Welche Botschaft der "Amerika zuerst"-Präsident für die versammelten Davos-Eliten hat, darüber wird im Schweizer Alpin-Ort heftig spekuliert. Die Fronten sind jedenfalls abgesteckt: hier die Proponenten des Freihandels aus Europa und Asien, dort Donald Trump. Denn auch der Schweizer Präsident hatte bei seinen Eröffnungsgrußworten vor einem Ende des Freihandels gewarnt: "Misstrauen vor Multilateralität und Freihandel verstärkt bestehende Klüfte und vertieft sie noch." Wer sich vor Zusammenarbeit fürchte, ziehe sich aus der Welt zurück, "Furcht ist kein Treibstoff für Innovationen." Und Norwegens Regierungschefin Erna Solberg forderte den US-Präsidenten auf, sich an der Bewältigung internationaler Probleme wie dem Klimawandel zu beteiligen.

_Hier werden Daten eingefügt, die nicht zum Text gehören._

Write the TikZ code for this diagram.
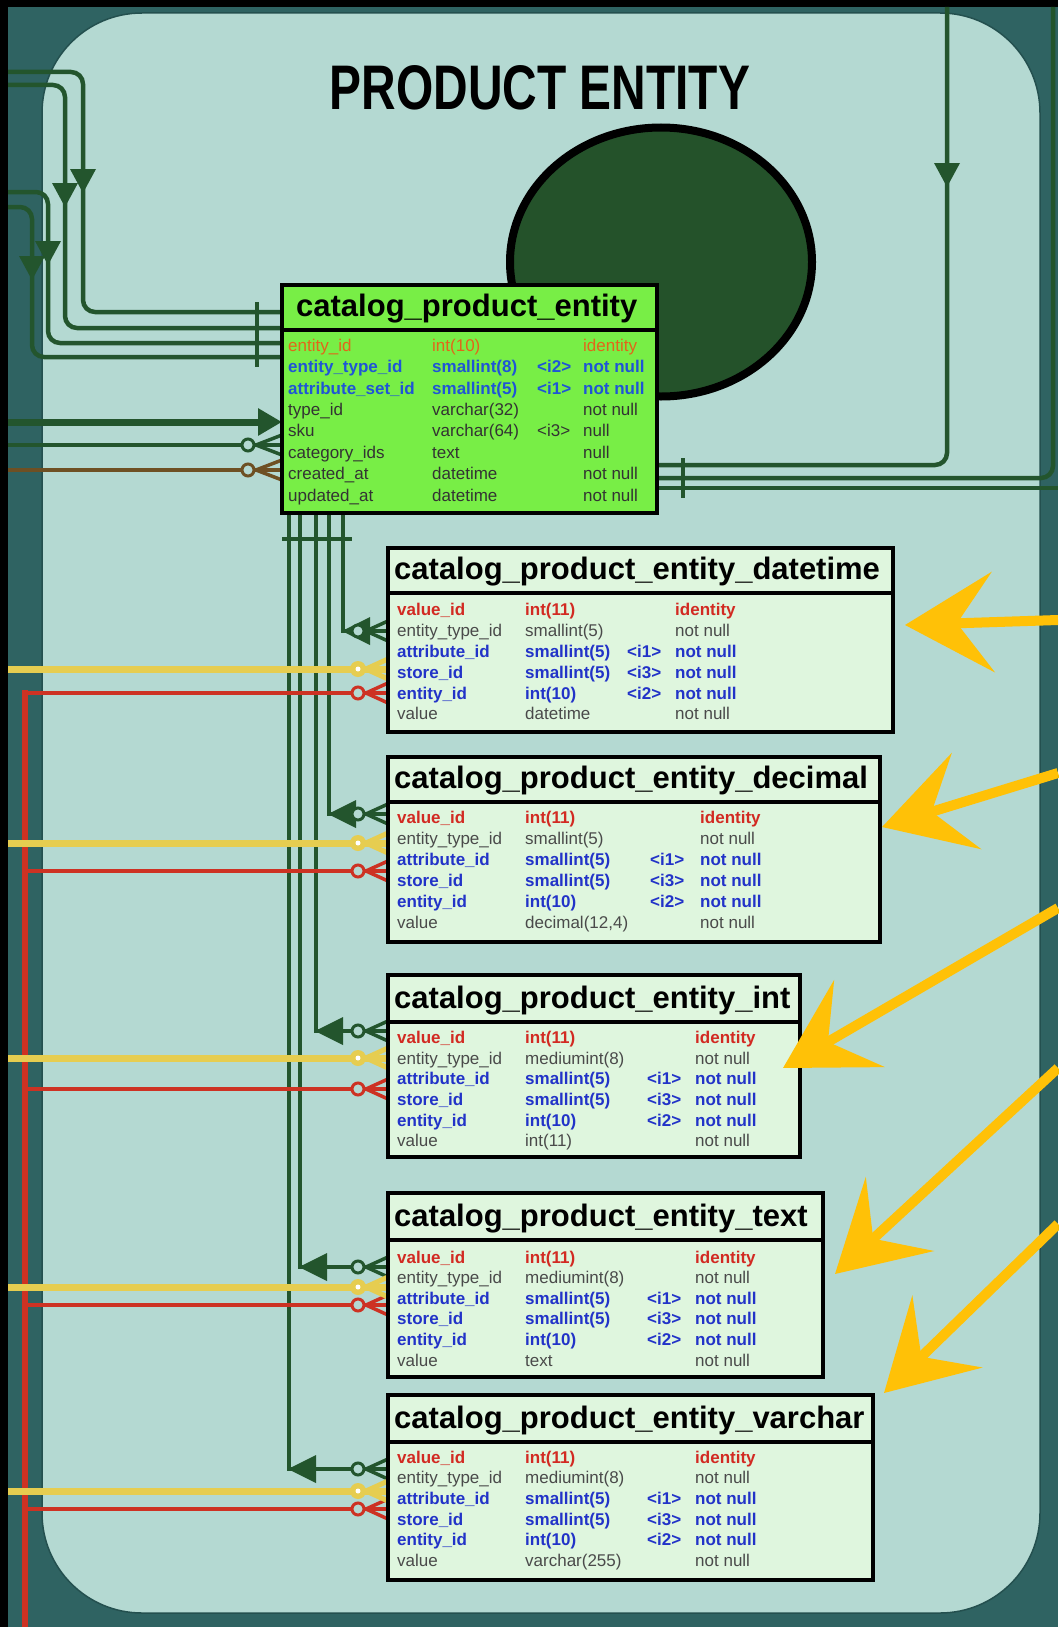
\documentclass[tikz,border=0pt]{standalone}
\usepackage{fontspec}
\usepackage{graphicx}
\setmainfont{Liberation Sans}
\usetikzlibrary{arrows.meta,shapes.geometric}
\definecolor{outerteal}{HTML}{2F6362}
\definecolor{innerteal}{HTML}{B4D9D2}
\definecolor{edgeteal}{HTML}{24504F}
\definecolor{gline}{HTML}{23552D}
\definecolor{brownline}{HTML}{6E5023}
\definecolor{yline}{HTML}{E6CD50}
\definecolor{rline}{HTML}{CD3223}
\definecolor{arrowgold}{HTML}{FFC107}
\definecolor{maingreen}{HTML}{78EE46}
\definecolor{childfill}{HTML}{DFF6DE}
\definecolor{blobgreen}{HTML}{24522A}
\definecolor{txtred}{HTML}{D22A22}
\definecolor{txtblue}{HTML}{2233C8}
\definecolor{txtgray}{HTML}{4A4A4A}
\definecolor{txtorange}{HTML}{E2661A}
\definecolor{txtmblue}{HTML}{1F55D6}
\definecolor{txtdark}{HTML}{333333}
\pgfdeclarelayer{back}
\pgfdeclarelayer{lines}
\pgfsetlayers{back,lines,main}
\newcommand\rowfont{\fontsize{17}{20}\selectfont}
\newcommand\hdrfont{\bfseries\fontsize{31}{31}\selectfont}
\newcommand\dtri[2]{\fill[gline] (#1-13,#2-24) -- (#1+13,#2-24) -- (#1,#2) -- cycle;}
\newcommand\ltri[2]{\fill[gline] (#1,#2) -- (#1+28,#2-14) -- (#1+28,#2+14) -- cycle;}
\newcommand\crowfoot[4]{\draw[#1] (#2,#3) -- (#4,#3-10) (#2,#3) -- (#4,#3+10) (#2,#3) -- (#4,#3);}
\newcommand\setcols[4]{\def\cxa{#1}\def\cxb{#2}\def\cxc{#3}\def\cxd{#4}}
\newcommand\trow[7]{%
 \node[cell,#3] (#1a) at (\cxa,#2+6) {#4};
 \node[cell,#3] (#1b) at (\cxb,#2+6) {#5};
 \node[cell,#3] (#1c) at (\cxc,#2+6) {#6};
 \node[cell,#3] (#1d) at (\cxd,#2+6) {#7};}
\newcommand\etab[9]{%
 \node[tabbox,fill=#7,anchor=north west,minimum width={(#4-#2)*1pt},minimum height={(#6-#3)*1pt}] (#1) at (#2,#3) {};
 \draw[line width=4pt] (#2,#5) -- (#4,#5);
 \node[hdr,anchor=base west] (#1-title) at (#2+#9,#5-14) {#8};}
\newcommand\childrows[9]{%
 \trow{#1r1}{#2}{tred}{value\_id}{int(11)}{}{identity}
 \trow{#1r2}{#3}{tgray}{entity\_type\_id}{#8}{}{not null}
 \trow{#1r3}{#4}{tblue}{attribute\_id}{smallint(5)}{<i1>}{not null}
 \trow{#1r4}{#5}{tblue}{store\_id}{smallint(5)}{<i3>}{not null}
 \trow{#1r5}{#6}{tblue}{entity\_id}{int(10)}{<i2>}{not null}
 \trow{#1r6}{#7}{tgray}{value}{#9}{}{not null}}
\begin{document}
\begin{tikzpicture}[x=1pt,y=-1pt,
  gl/.style={draw=gline,line width=4.5pt},
  yl/.style={draw=yline,line width=7pt},
  rl/.style={draw=rline,line width=4.5pt},
  brl/.style={draw=brownline,line width=4.5pt},
  tabbox/.style={draw=black,line width=4pt,inner sep=0pt,outer sep=0pt},
  hdr/.style={font=\hdrfont,inner sep=0pt,text=black},
  cell/.style={anchor=base west,inner sep=0pt,font=\rowfont},
  tred/.style={text=txtred,font=\rowfont\bfseries},
  tblue/.style={text=txtblue,font=\rowfont\bfseries},
  tgray/.style={text=txtgray},
  torange/.style={text=txtorange},
  tmblue/.style={text=txtmblue,font=\rowfont\bfseries},
  tdark/.style={text=txtdark},
  gcirc/.style={draw=gline,line width=3pt,fill=innerteal},
  rcirc/.style={draw=rline,line width=3pt,fill=innerteal},
  bcirc/.style={draw=brownline,line width=3pt,fill=innerteal},
  goldarrow/.style={draw=arrowgold,line width=10pt,-{Stealth[length=88pt,width=100pt,inset=36pt]}}]
\useasboundingbox (0,0) rectangle (1058,1627);
\begin{pgfonlayer}{back}
\fill[black] (0,0) rectangle (1058,1627);
\fill[outerteal] (8,7) rectangle (1058,1627);
\filldraw[fill=innerteal,draw=edgeteal,line width=1.5pt,rounded corners=100pt] (42,13) rectangle (1040,1613);
\end{pgfonlayer}
% title and blob
\node[font=\bfseries\fontsize{63}{63}\selectfont,inner sep=0pt] (title) at (540,88) {\scalebox{0.76}[1]{PRODUCT ENTITY}};
\node[ellipse,draw=black,line width=8pt,fill=blobgreen,minimum width=302pt,minimum height=269pt,inner sep=0pt] (blob) at (661,262) {};
% main table
\etab{tabm}{282}{285}{657}{330}{513}{maingreen}{catalog\_product\_entity}{14}
\setcols{288}{432}{537}{583}
\trow{tabmr1}{345}{torange}{entity\_id}{int(10)}{}{identity}
\trow{tabmr2}{366}{tmblue}{entity\_type\_id}{smallint(8)}{<i2>}{not null}
\trow{tabmr3}{388}{tmblue}{attribute\_set\_id}{smallint(5)}{<i1>}{not null}
\trow{tabmr4}{409}{tdark}{type\_id}{varchar(32)}{}{not null}
\trow{tabmr5}{430}{tdark}{sku}{varchar(64)}{<i3>}{null}
\trow{tabmr6}{452}{tdark}{category\_ids}{text}{}{null}
\trow{tabmr7}{473}{tdark}{created\_at}{datetime}{}{not null}
\trow{tabmr8}{495}{tdark}{updated\_at}{datetime}{}{not null}
% child tables
\etab{tdt}{388}{548}{893}{593}{732}{childfill}{catalog\_product\_entity\_datetime}{6}
\setcols{397}{525}{627}{675}
\childrows{tdt}{609}{630}{651}{672}{693}{713}{smallint(5)}{datetime}
\etab{tdc}{388}{757}{880}{802}{942}{childfill}{catalog\_product\_entity\_decimal}{6}
\setcols{397}{525}{650}{700}
\childrows{tdc}{817}{838}{859}{880}{901}{922}{smallint(5)}{decimal(12,4)}
\etab{tin}{388}{975}{800}{1022}{1157}{childfill}{catalog\_product\_entity\_int}{6}
\setcols{397}{525}{647}{695}
\childrows{tin}{1037}{1058}{1078}{1099}{1120}{1140}{mediumint(8)}{int(11)}
\etab{ttx}{388}{1193}{823}{1240}{1377}{childfill}{catalog\_product\_entity\_text}{6}
\childrows{ttx}{1257}{1277}{1298}{1318}{1339}{1360}{mediumint(8)}{text}
\etab{tvc}{388}{1395}{873}{1442}{1580}{childfill}{catalog\_product\_entity\_varchar}{6}
\childrows{tvc}{1457}{1477}{1498}{1519}{1539}{1560}{mediumint(8)}{varchar(255)}
% connectors
\begin{pgfonlayer}{lines}
% left, into the main table
\coordinate (inA) at (8,72);  \coordinate (bA) at (83,312);
\coordinate (inB) at (8,85);  \coordinate (bB) at (65,328);
\coordinate (inC) at (8,192); \coordinate (bC) at (48,343);
\coordinate (inD) at (8,207); \coordinate (bD) at (32,357);
\draw[gl,rounded corners=12pt] (inA) -| (bA) -- (tabm.west |- bA);
\draw[gl,rounded corners=12pt] (inB) -| (bB) -- (tabm.west |- bB);
\draw[gl,rounded corners=12pt] (inC) -| (bC) -- (tabm.west |- bC);
\draw[gl,rounded corners=12pt] (inD) -| (bD) -- (tabm.west |- bD);
\dtri{83}{193}\dtri{65}{207}\dtri{48}{265}\dtri{32}{280}
\draw[gl] (257,302) -- (257,367);
\coordinate (inE) at (8,422);
\draw[gl,line width=7pt,-{Triangle[length=24pt,width=26pt]}] (inE) -- (tabm.west |- inE);
\coordinate (inF) at (8,445);
\draw[gl] (inF) -- (tabm.west |- inF);
\crowfoot{gl,line width=3.5pt}{256}{445}{282}
\draw[gcirc] (248,445) circle (6pt);
\coordinate (inG) at (8,470);
\draw[brl] (inG) -- (tabm.west |- inG);
\crowfoot{brl,line width=3.5pt}{256}{470}{282}
\draw[bcirc] (248,470) circle (6pt);
% right side of main table
\coordinate (rtA) at (947,7);  \coordinate (meA) at (657,465);
\coordinate (rtB) at (1053,7); \coordinate (meB) at (657,478);
\coordinate (rtC) at (1058,488); \coordinate (meC) at (657,488);
\draw[gl,rounded corners=12pt] (rtA) |- (meA);
\draw[gl,rounded corners=12pt] (rtB) |- (meB);
\draw[gl] (meC) -- (rtC);
\dtri{947}{187}
\draw[gl] (683,458) -- (683,498);
% buses below main table
\coordinate (bus1) at (343,513); \coordinate (bus2) at (329,513);
\coordinate (bus3) at (316,513); \coordinate (bus4) at (300,513);
\coordinate (bus5) at (289,513);
\coordinate (g1) at (388,631);  \coordinate (g2) at (388,814);
\coordinate (g3) at (388,1031); \coordinate (g4) at (388,1267);
\coordinate (g5) at (388,1469);
\draw[gl] (bus1) |- (g1);
\draw[gl] (bus2) |- (g2);
\draw[gl] (bus3) |- (g3);
\draw[gl] (bus4) |- (g4);
\draw[gl] (bus5) |- (g5);
\draw[gl] (282,539) -- (352,539);
\ltri{342}{631}\ltri{328}{814}\ltri{315}{1031}\ltri{299}{1267}\ltri{288}{1469}
\foreach \yy in {631,814,1031,1267,1469}{
  \crowfoot{gl,line width=3.5pt}{366}{\yy}{388}
  \draw[gcirc] (358,\yy) circle (6pt);}
% red bus
\coordinate (rtop) at (25,690); \coordinate (rbot) at (25,1627);
\draw[rl,line width=6.5pt] (rtop) -- (rbot);
\coordinate (r1) at (388,693);  \coordinate (r2) at (388,871);
\coordinate (r3) at (388,1089); \coordinate (r4) at (388,1305);
\coordinate (r5) at (388,1509);
\draw[rl] (25,693) -- (r1);
\draw[rl] (25,871) -- (r2);
\draw[rl] (25,1089) -- (r3);
\draw[rl] (25,1305) -- (r4);
\draw[rl] (25,1509) -- (r5);
\foreach \yy in {693,871,1089,1305,1509}{
  \crowfoot{rl,line width=3.5pt}{366}{\yy}{388}
  \draw[rcirc] (358,\yy) circle (6pt);}
% yellow lines
\coordinate (y1) at (388,669);  \coordinate (y2) at (388,843);
\coordinate (y3) at (388,1058); \coordinate (y4) at (388,1287);
\coordinate (y5) at (388,1491);
\draw[yl] (8,669) -- (y1);
\draw[yl] (8,843) -- (y2);
\draw[yl] (8,1058) -- (y3);
\draw[yl] (8,1287) -- (y4);
\draw[yl] (8,1491) -- (y5);
\foreach \yy in {669,843,1058,1287,1491}{
  \crowfoot{yl,line width=5pt}{366}{\yy}{388}
  \fill[yline] (358,\yy) circle (8pt);
  \fill[white] (358,\yy) circle (2.5pt);}
\end{pgfonlayer}
% hand-drawn pointers
\coordinate (aS1) at (1058,620);  \coordinate (aT1) at (905,625);
\coordinate (aS2) at (1058,773);  \coordinate (aT2) at (882,827);
\coordinate (aS3) at (1058,908);  \coordinate (aT3) at (783,1068);
\coordinate (aS4) at (1058,1068); \coordinate (aT4) at (835,1274);
\coordinate (aS5) at (1058,1224); \coordinate (aT5) at (884,1393);
\draw[goldarrow] (aS1) -- (aT1);
\draw[goldarrow] (aS2) -- (aT2);
\draw[goldarrow] (aS3) -- (aT3);
\draw[goldarrow] (aS4) -- (aT4);
\draw[goldarrow] (aS5) -- (aT5);
\end{tikzpicture}
\end{document}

Die USA, der "place to be"

Bei einem hochrangigen Diskussionsforum mit dem Titel "Globale Märkte in einer zerrissenen Welt" unterstützte Steven Schwarzman, Chef der US-Investmentgesellschaft Blackstone, die Politik Trumps. "Die USA sind der ‚place to be‘ in der entwickelten Welt", sagte er und äußerte die Erwartung, dass viele Unternehmen angesichts der Steuererleichterungen (Trump hatte die Unternehmenssteuer von 35 auf 21 Prozent gesenkt) wieder in den USA investieren würden.

Wie jedes Jahr reisen Spitzenpolitiker aus den einflussreichsten EU-Staaten nach Davos: Die deutsche Kanzlerin Angela Merkel, die britische Premierministerin Theresa May, Italiens Ministerpräsident Paolo Gentilioni und Frankreichs Präsident Emmanuel Macron werden sich in Davos ein Stelldichein geben.

Am Rande der Konferenz gibt es bilaterale und multilaterale Treffen zwischen Spitzenpolitikern und Wirtschaftsbossen. Das Motto des Weltwirtschaftsforums lautet heuer: "Für eine gemeinsame Zukunft in einer zerrissenen Welt".